The Speaker of the House will no longer make public the names of individual MPs who claim travel rebates for private international travel.
In the past, ACT MPs Rodney Hide and Sir Roger Douglas were criticised for using the taxpayer-funded discounts, while calling for cuts in public spending.
The Speaker, Lockwood Smith, says MPs have money deducted from their salary to cover the cost of the rebate, and so he considers that they have paid for it out of their own private funds.
Dr Smith says from now, only the total amount MPs claim collectively will be released and believes this is a fairer system.
Dr Smith made the announcement to coincide with the latest release of MPs travel and accommodation expenses.
"I've been troubled about this release for a long time, because it has not, in my view, been a genuine release of expenses - and it should be.

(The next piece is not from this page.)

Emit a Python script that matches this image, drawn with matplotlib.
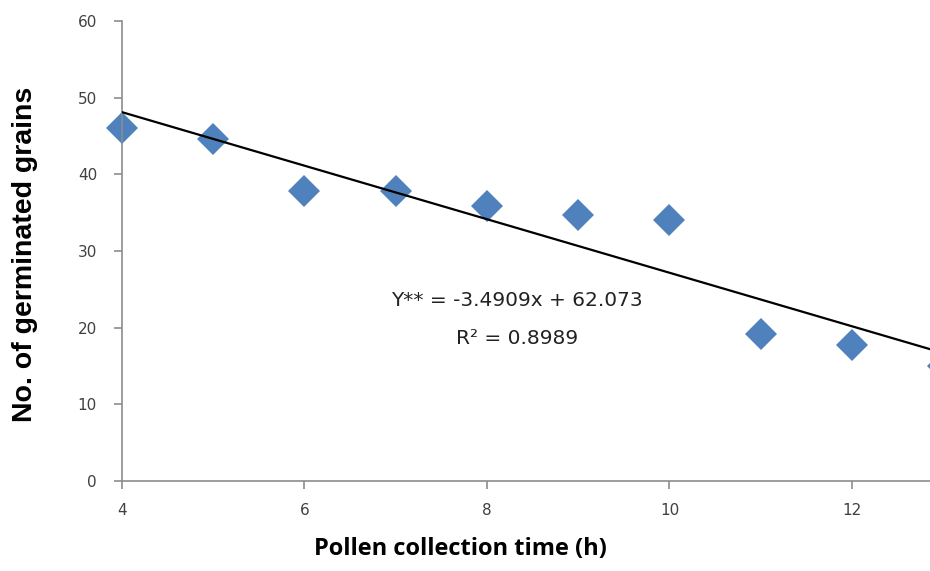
import matplotlib.pyplot as plt
import numpy as np

heures = [4, 5, 6, 7, 8, 9, 10, 11, 12, 13]
grains = [46.0, 44.6, 37.8, 37.8, 35.9, 34.7, 34.1, 19.2, 17.8, 15.0]
pente = -3.4909
origine = 62.073

fig = plt.figure(figsize=(9.3, 5.71), dpi=100)
ax = fig.add_axes([122 / 930, 1 - 481 / 571, 1 - 122 / 930, 460 / 571])

ax.plot(heures, grains, linestyle='none', marker='D', markersize=16,
        color='#4F81BD', markeredgewidth=0, zorder=2, clip_on=False)

xs = np.array([4, 14])
ax.plot(xs, pente * xs + origine, color='black', linewidth=1.6, zorder=3)

ax.set_xlim(4, 12.855)
ax.set_ylim(0, 60)
ax.set_xticks([4, 6, 8, 10, 12])
ax.set_yticks(range(0, 61, 10))

for s in ['top', 'right']:
    ax.spines[s].set_visible(False)
for s in ['left', 'bottom']:
    ax.spines[s].set_color('#8c8c8c')
    ax.spines[s].set_linewidth(1.2)
ax.tick_params(colors='#8c8c8c', labelcolor='#404040', labelsize=11,
               length=6, width=1.2, direction='out')
ax.tick_params(axis='x', pad=10)
ax.tick_params(axis='y', pad=12)

ax.text(8.33, 23.6, 'Y** = -3.4909x + 62.073', fontsize=14.5, color='#222222',
        ha='center', va='center')
ax.text(8.33, 18.6, 'R² = 0.8989', fontsize=14.5, color='#222222',
        ha='center', va='center')

fig.text(460 / 930, 1 - 549 / 571, 'Pollen collection time (h)', fontsize=17,
         fontweight='bold', family='Open Sans', ha='center', va='center')
fig.text(25 / 930, 1 - 254 / 571, 'No. of germinated grains', fontsize=20.5,
         fontweight='bold', family='Liberation Sans', ha='center', va='center',
         rotation=90)

fig.savefig('out.png', dpi=100)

There's been this mish-mash of items included in there."
The rebate applies to MPs who came to Parliament before 1999 and have served more than one term.
Those who have done more than two terms qualify for a 50% rebate on the travel costs, while more than three terms qualifies MPs for 75%.
The rebate for MPs in Parliament for four or more terms can claim 90% of travel costs.
Spouses accompanying MPs can claim the same rebate, as long as it is for personal travel and not for private business purposes.
Other changes Dr Smith intends to make to the disclosure scheme includes the publication of legal costs for MPs, paid for by the taxpayer, but only once legal proceedings are finished.